At Wednesday's AFCEA Bethesda’s Health IT Summit, Kent highlighted several advantages that agencies with health-driven missions have in the data realm — such as using data to achieve human-centered design integration in a variety of programs and protecting the health data of their beneficiaries.
“In this community, the recognition of the value of individual data and the rules around protecting it are the highest,” Kent said.
User-centered design is also a pillar of the President’s Management Agenda, the White House’s long-term vision for modernizing the federal government. While the agenda measures overall progress across agencies in meeting its goals, Kent revered the way health-driven agencies have already integrated this into its mission.
“User-centered design was a priority for the President’s Management Agenda, but that is a priority this community has always had: centering the person that you’re serving, understanding and getting the resources to a patient and a caregiver,” Kent said. “These are important concepts that we want to be thoughtful about as you modernize systems to ensure that those who are using those tools everyday, [that] we’re designing with them in mind.”
As Kent applauded the work of the federal health IT community, she also said that in the coming year she wants to emphasize further investments in cybersecurity efforts to further protect the privacy and data of citizens, as well as skilling the federal IT workforce to diversify and improve agencies’ missions.
“We’re going to continue to make investments in identity management,” Kent said. “I only mention that here again back to link the importance of privacy and protection of information, so those are conversations that we’re going to continue to elevate as we go through this year.”
In supporting workforce investments, Kent visited an organization that 3D-prints ears and prosthetic parts for health care applications.
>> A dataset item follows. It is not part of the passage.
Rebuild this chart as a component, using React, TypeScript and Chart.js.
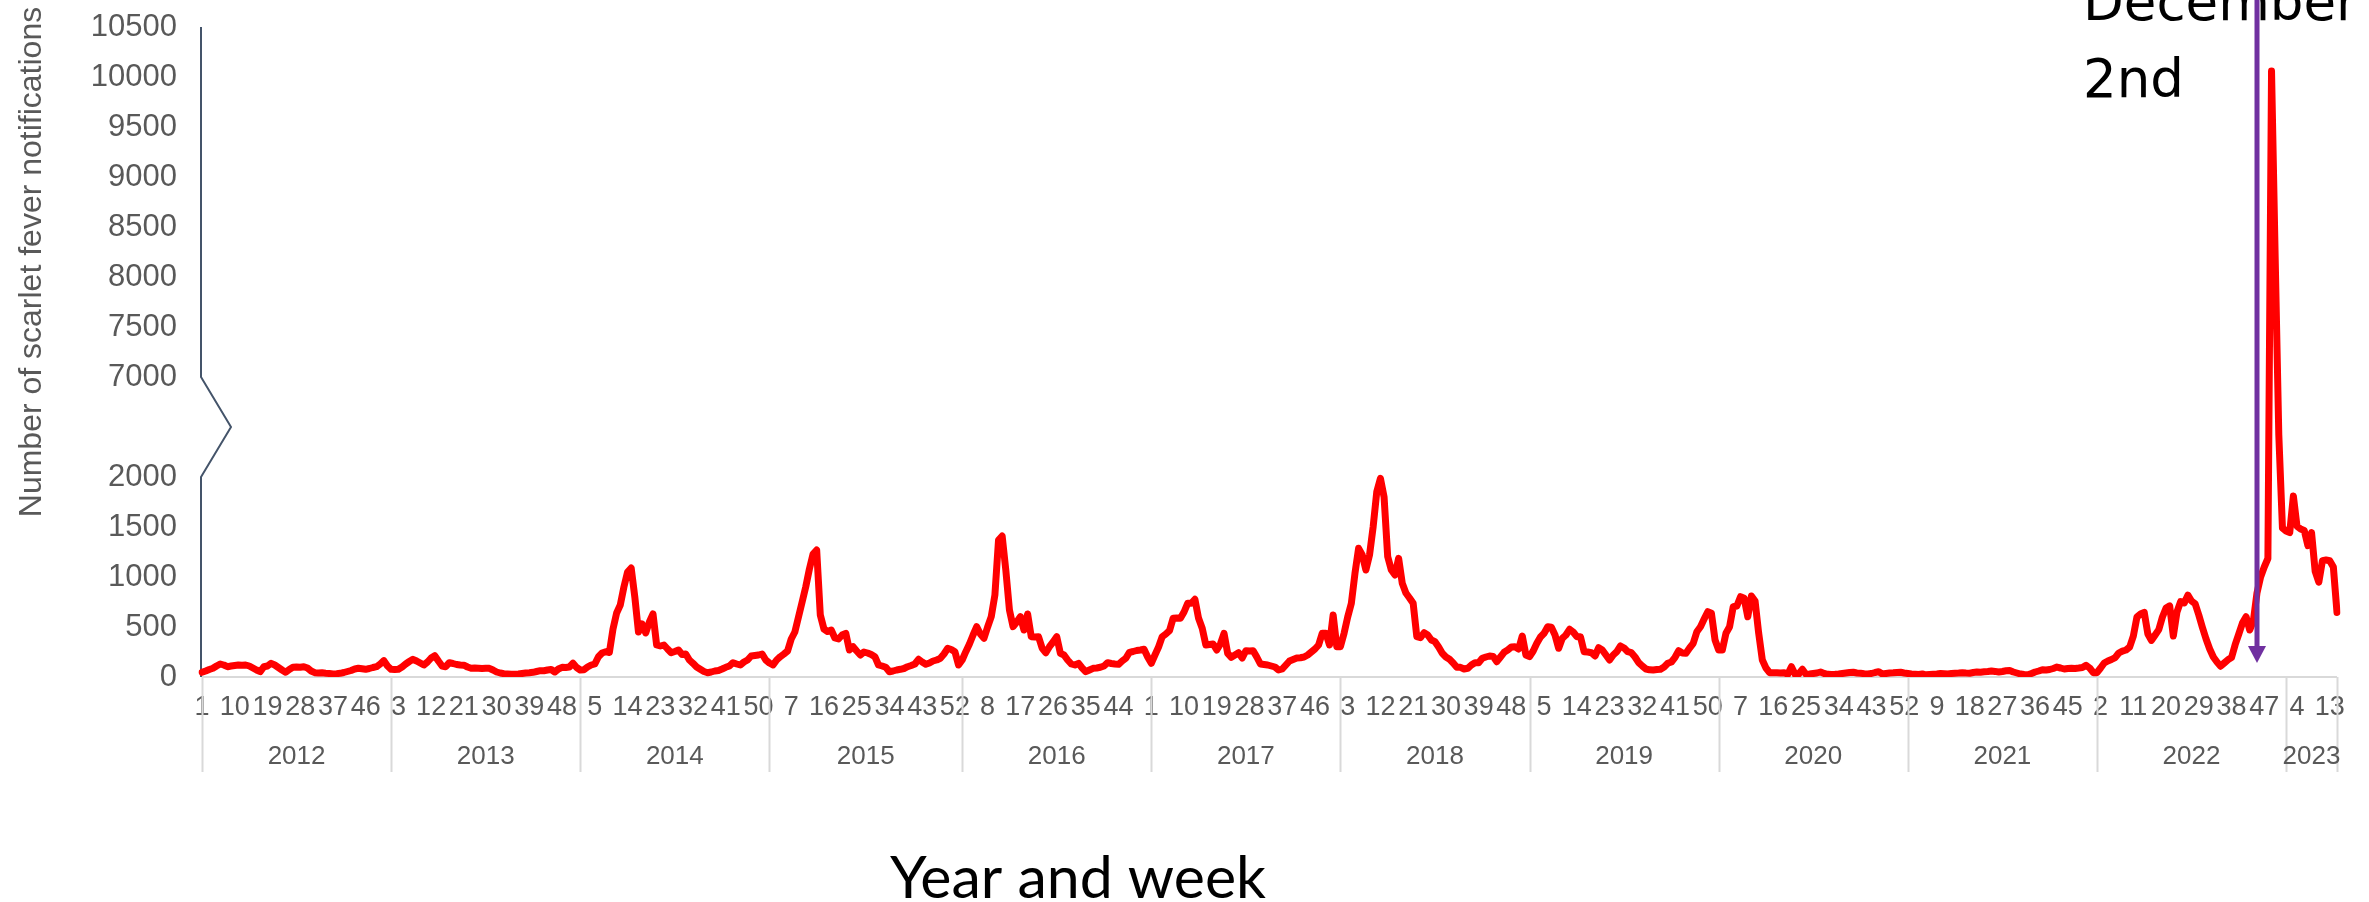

She discovered that the organization used to focus on hiring IT specialists, but now look for clinicians, chemists, biologists and other health care professionals to increase their scope of perspective and work.
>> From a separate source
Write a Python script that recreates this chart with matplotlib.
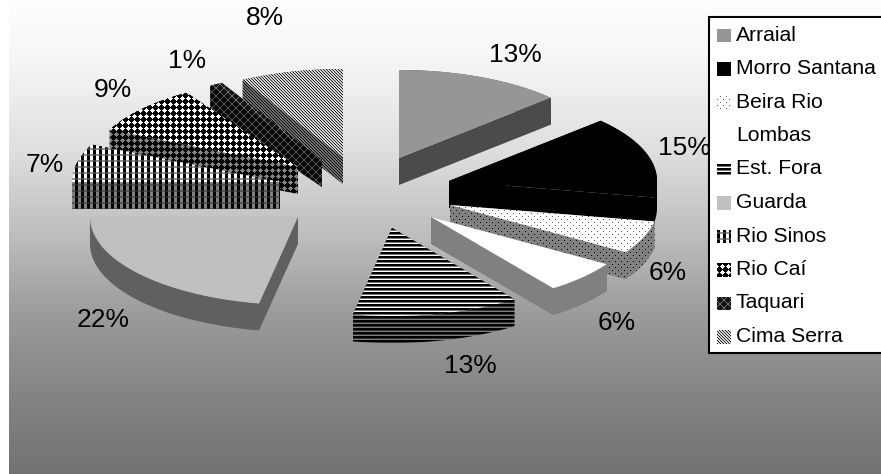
#!/usr/bin/env python3
"""Exploded 3D-look pie of shares per region, grey fills and pixel patterns."""

import numpy as np
import matplotlib
matplotlib.use("Agg")
import matplotlib.pyplot as plt
from matplotlib.patches import Rectangle, PathPatch
from matplotlib.path import Path

plt.rcParams['font.family'] = ['Liberation Sans', 'DejaVu Sans']

W, H = 881, 474

names = ["Arraial", "Morro Santana", "Beira Rio", "Lombas", "Est. Fora",
         "Guarda", "Rio Sinos", "Rio Caí", "Taquari", "Cima Serra"]
values = [13, 15, 6, 6, 13, 22, 7, 9, 1, 8]

# layout: where each exploded slice has its tip, and where its % label sits
tips = [(399, 158), (449, 181), (450, 205), (431, 217), (392, 228),
        (298, 217), (280, 182), (298, 167), (322, 160), (343, 157)]
label_pos = [(515, 54), (684, 147), (668, 272), (617, 322), (470, 365),
             (103, 319), (45, 164), (113, 89), (187, 60), (265, 17)]
RX, RY, DEPTH = 208, 88, 27


def solid(v):
    return np.array([[v]], dtype=float)


def stripes(row):
    return np.array(row, dtype=float).reshape(-1, 1)


def dots(bg, fg):
    t = np.full((6, 6), bg, dtype=float)
    t[0, 0] = t[3, 3] = fg
    return t


def checks(a, b, c, d):
    t = np.zeros((6, 6))
    t[:4, :3], t[:4, 3:] = a, b
    t[4:, :3], t[4:, 3:] = c, d
    return t


def pluses(bg, fg):
    t = np.full((6, 6), bg, dtype=float)
    t[1:4, 1:4] = fg
    t[0, 2] = t[4, 2] = t[2, 0] = t[2, 4] = fg
    return t


def lattice(bg, fg):
    t = np.full((8, 8), bg, dtype=float)
    for i in range(8):
        t[i, i] = fg
        t[i, 7 - i] = fg
    return t


def diagonal(vals):
    n = len(vals)
    return np.array([[vals[(x - y) % n] for x in range(n)] for y in range(n)], dtype=float)


top_fill = [solid(150), solid(0), dots(255, 90), solid(255), stripes([0, 0, 120, 255]),
            solid(192), checks(255, 0, 150, 60), pluses(0, 255), lattice(20, 120),
            diagonal([235, 190, 30])]
side_fill = [solid(75), solid(0), dots(128, 0), solid(128), stripes([0, 0, 50, 128]),
             solid(96), checks(128, 0, 90, 30), pluses(0, 128), lattice(10, 90),
             diagonal([128, 95, 10])]


def textured(ax, path, tile, z):
    """Fill a path with a pixel pattern aligned to the image grid."""
    ny = H // tile.shape[0] + 1
    nx = W // tile.shape[1] + 1
    img = np.tile(tile, (ny, nx))[:H, :W]
    im = ax.imshow(img, cmap='gray', vmin=0, vmax=255, extent=(0, W, H, 0),
                   interpolation='nearest', aspect='auto', zorder=z)
    im.set_clip_path(PathPatch(path, transform=ax.transData))


def side_path(outline):
    """All edges of the slice outline pushed down by DEPTH, as one path."""
    quads = []
    for p, q in zip(outline, np.roll(outline, -1, axis=0)):
        pts = np.array([p, q, q + [0, DEPTH], p + [0, DEPTH]])
        x, y = pts[:, 0], pts[:, 1]
        if np.sum(x * np.roll(y, -1) - np.roll(x, -1) * y) < 0:
            pts = pts[::-1]
        quads.append(Path(np.vstack([pts, pts[:1]]), closed=True))
    return Path.make_compound_path(*quads)


fig = plt.figure(figsize=(W / 100, H / 100), dpi=100, facecolor='white')
ax = fig.add_axes([0, 0, 1, 1])

# background gradient, with the white strip on the left left alone
grad = np.interp(np.arange(H), [0, 60, 150, 237, 316, 400, 474],
                 [253, 245, 222, 188, 154, 130, 114]).reshape(-1, 1)
ax.imshow(grad, cmap='gray', vmin=0, vmax=255, extent=(9, W, H, 0), aspect='auto', zorder=0)

edges = np.cumsum([0] + values) * 3.6
draw_order = list(np.argsort([t[1] for t in tips], kind='stable'))
for n, i in enumerate(draw_order):
    th = np.radians(np.linspace(edges[i], edges[i + 1], 60))
    tx, ty = tips[i]
    arc = np.column_stack([tx + RX * np.sin(th), ty - RY * np.cos(th)])
    outline = np.vstack([[tx, ty], arc])
    z = 1 + 0.1 * n
    textured(ax, side_path(outline), side_fill[i], z)
    textured(ax, Path(np.vstack([outline, outline[:1]]), closed=True), top_fill[i], z + 0.05)

for v, (x, y) in zip(values, label_pos):
    ax.text(x, y + 1, f"{v}%", fontsize=19, color='black', ha='center', va='center', zorder=5)

# legend
ax.add_patch(Rectangle((709, 17), 180, 336, facecolor='white', edgecolor='black', lw=1.5, zorder=6))
for i, name in enumerate(names):
    y = 35 + i * 33.5
    box = Path([(717, y - 6.5), (731, y - 6.5), (731, y + 7), (717, y + 7), (717, y - 6.5)], closed=True)
    textured(ax, box, top_fill[i], 7)
    ax.text(736, y, name, fontsize=15.2, color='black', ha='left', va='center', zorder=8)

ax.set_xlim(0, W)
ax.set_ylim(H, 0)
ax.axis('off')
fig.savefig("out.png", dpi=100)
“The solutions and some of the things that we are able to do, both with envisioning how we might solve the problems and the solutions against those problems take a different mix of skills that we had in the past,” Kent said. “Those are some of the things that we’re aspiring to understand as we go forward and how we bring the right skills to the problems that we’re trying to solve.”
Kent linked that statement back to the Federal Data Strategy, which has a focus on getting the federal workforce equipped with the diverse skills necessary to successfully leverage data as a strategic asset and serve citizens — in the health care space and beyond.
“There’s a myriad of programs that cross that spectrum of coming in, using new technology, how we grow our leaders, how we merge strategic thinkers, and how we position our workforce to interact with the citizens that they’re serving — whether it’s a patient, whether it’s a doctor,” Kent said.